Here is a quote from a 2010 discussion that references calculations of the branching factor for early moves in chess (i.e. fully allowing for transposition. The hash hit count I referenced earlier did not do this). It indicates a plausible 9,132,484 distinct positions after 6 ply, which is an average branching factor of over 14 to that point.

"The number of distinct chess positions after White’s first move is 20 (16 pawn moves and 4 knight moves). There are 400 distinct chess positions after two moves (first move for White, followed by first move for Black). There are 5,362 distinct chess positions or 8,902 total positions after three moves (White’s second move). There are 71,852 distinct chess positions or 197,742 total positions after four moves (two moves for White and two moves for Black). There are 809,896 distinct positions or 4, 897,256 total positions after 5 moves. There are 9,132,484 distinct positions or 120,921,506 total positions after 6 moves (three moves for White and three moves for Black). The total number of chess positions after 7 moves is 3,284,294,545. "

@11984

"There are 400 distinct chess positions after two moves"
++ Yes, but in master games of all time controls only 12*12 = 144 are played.
In the 114 perfect games of the ongoing ICCF WC Finals only 7 are played:

1. e4 e6
2. e4 c5
3. e4 e5
4. d4 d5
5. d4 Nf6
6. Nf3 d5
7. Nf3 Nf6

"There are 5,362 distinct chess positions after three moves" ++ That includes nonsense like 1 Nf3 d5 2 Ng1, 1 g4 e6 2 f3, 1 e4 b5 2 Bc4, 1 e4 Nf6 2 Qh5 etc.
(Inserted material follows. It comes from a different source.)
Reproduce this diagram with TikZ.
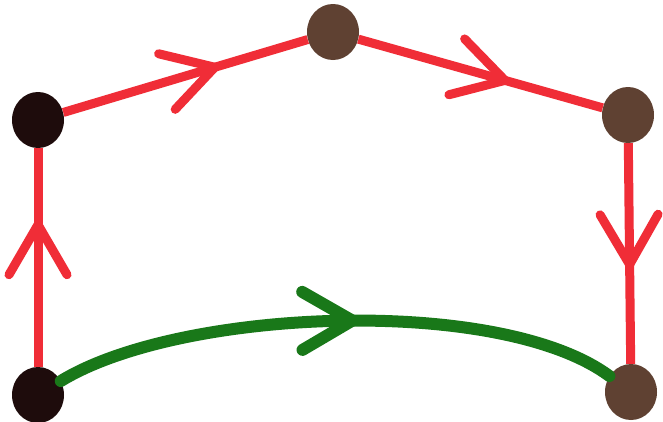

"There are 71,852 distinct chess positions after four moves"
++ That includes nonsense like 1 e4 e5 2 Qh5 Ke7 etc.

Jeez - the same blunderful thinking again. Ask Schaeffer for some tips.
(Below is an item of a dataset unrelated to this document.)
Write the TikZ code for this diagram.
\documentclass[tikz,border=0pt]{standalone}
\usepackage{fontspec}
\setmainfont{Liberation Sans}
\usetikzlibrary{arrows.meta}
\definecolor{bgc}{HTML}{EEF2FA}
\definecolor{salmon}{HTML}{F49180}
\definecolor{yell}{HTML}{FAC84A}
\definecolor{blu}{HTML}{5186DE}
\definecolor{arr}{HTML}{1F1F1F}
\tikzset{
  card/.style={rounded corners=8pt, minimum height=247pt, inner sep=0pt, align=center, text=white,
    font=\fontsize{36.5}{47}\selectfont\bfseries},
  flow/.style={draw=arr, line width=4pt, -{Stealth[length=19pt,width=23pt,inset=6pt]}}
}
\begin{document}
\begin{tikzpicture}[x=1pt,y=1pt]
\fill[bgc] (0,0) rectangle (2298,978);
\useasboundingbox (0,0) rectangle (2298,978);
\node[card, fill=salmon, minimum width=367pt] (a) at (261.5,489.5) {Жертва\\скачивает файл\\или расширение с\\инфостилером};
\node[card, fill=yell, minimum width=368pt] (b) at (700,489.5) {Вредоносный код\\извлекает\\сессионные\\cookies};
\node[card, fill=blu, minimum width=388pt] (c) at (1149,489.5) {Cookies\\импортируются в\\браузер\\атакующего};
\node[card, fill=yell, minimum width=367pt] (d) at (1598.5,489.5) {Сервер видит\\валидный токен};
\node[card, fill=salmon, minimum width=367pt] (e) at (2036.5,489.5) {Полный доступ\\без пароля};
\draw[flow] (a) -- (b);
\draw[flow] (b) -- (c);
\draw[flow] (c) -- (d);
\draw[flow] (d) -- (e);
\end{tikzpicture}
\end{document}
You have no basis for claiming that 1. Nf3 d5 2. Ng1 is not tablebase-optimal. Most likely it is.

1 e4 e5 2 Qh5 Ke7 is simply a position that is easy to find the value of (win for white on move 3). Whether it needs to be considered depends whether it appears in one of the two strategies. This is unlikely, but it could (the white one).

You're using SF to process your "positions".

SFs understanding of "position" is different from yours. It corresponds to nodes in the game tree under competition rules (because that is what it must work with) while yours does not.

Your first position to SF corresponds to the UCI command

position fen rnbqkbnr/ppp2ppp/4p3/3p4/2PP4/8/PP2PPPP/RNBQKBNR w KQkq - 0 3 moves b1c3

This doesn't transpose with the rest which corresponds to the UCI command

position fen rnbqkb1r/ppp2ppp/4pn2/3p4/2PP4/2N5/PP2PPPP/R1BQKBNR w KQkq - 2 4

SF will evaluate any positions searched as 0 after 98 ply without a pawn move or capture from the first command, but only after 100 ply from the second. If you're using an off the shelf GUI it will probably terminate the game in a draw after 98 ply without a pawn move or capture from the first command, but only after 100 ply from the second. It should in any case terminate the game in a draw after 148 ply without a pawn move or capture from the first command, but only after 150 ply from the second.

If playing from the second command it will also repeat twice the positions considered the same under 9.2.3 as the FEN in the first command or after the first of the two moves following should these occur and evaluate to best both times, whereas when playing from the first command it will apply its triple move algorithm on the second occurrence and may avoid the repetition. It may also avoid the first repetition because the position no longer evaluates to best (evaluation is dependent on ply count).

The same will apply to any position played on from the final position in the two cases until the next irreversible move.

So your transpositions are transpositions of what you define as "position" (i.e the 9.2.3 criterion) but those "positions" don't determine the nodes in the game tree. They're not transpositions of nodes in the game tree which is what you're using them as.

You last three examples are genuine transpositions of each other but these will be relatively common at the start of the game because of the prevalence of irreversible pawn moves.

@11985

The rarity of underpromotions stems from the Laws of Chess. It is generally indicated to promote to a queen, except when the unique properties of the knight are needed, or when a rook or even a bishop is needed to prevent a draw by stalemate after queening. Underpromotions happen, but are rare. An underpromotion is like a sacrifice of a bishop or a rook. It only happens for very good reason.

The rarity of promotions to pieces not previously captured stems from the Laws of Chess. By the time a pawn reaches the back rank, pieces have been captured and usually the desired piece has already been captured. Promotion to a queen not previously captured happens, but is rare.
That is why luxury chess sets include a spare queen of both colors.

The combination of both: underpromotion and promotion to a piece not previously captured does not happen. Luxury chess sets include no 3rd knight, rook, or bishop.

An average position as counted by Tromp has 9 promotions to pieces not previously captured.
99.95% of positions as counted by Tromp has 3 to 16 promotions to pieces not previously captured. The count is massively increased by counting positions that never happen.
That is why Gourion's 3*10^37 is a better starting point: no promotions to pieces not previously captured.

It is a bit too restrictive, as promotions to queens not previously captured happen occasionally.
Therefore a factor
3.8*10^41/1.9*10^40/4 + 3.6 * 10^42/1.9*10^40/4/4/2 = 10.9456
is needed. That leaves
3*10^37 * 10.9456 = 1.8 * 10^38 positions
possible from 1 luxury box of 34 chess men.

@11988

"SFs understanding of position" ++ is the same as mine: a FEN without move#.

"nodes in the game tree" ++ A node is a position + history + provisional heuristic evaluation

"what you define as position (i.e the 9.2.3 criterion)" ++ Yes

"those positions don't determine the nodes in the game tree"
++ Node = position + history + provisional heuristic evaluation

its already been solved. we just hafta find it.

But did you work out why or learn it long ago?

i take it u had trubble w/that one ?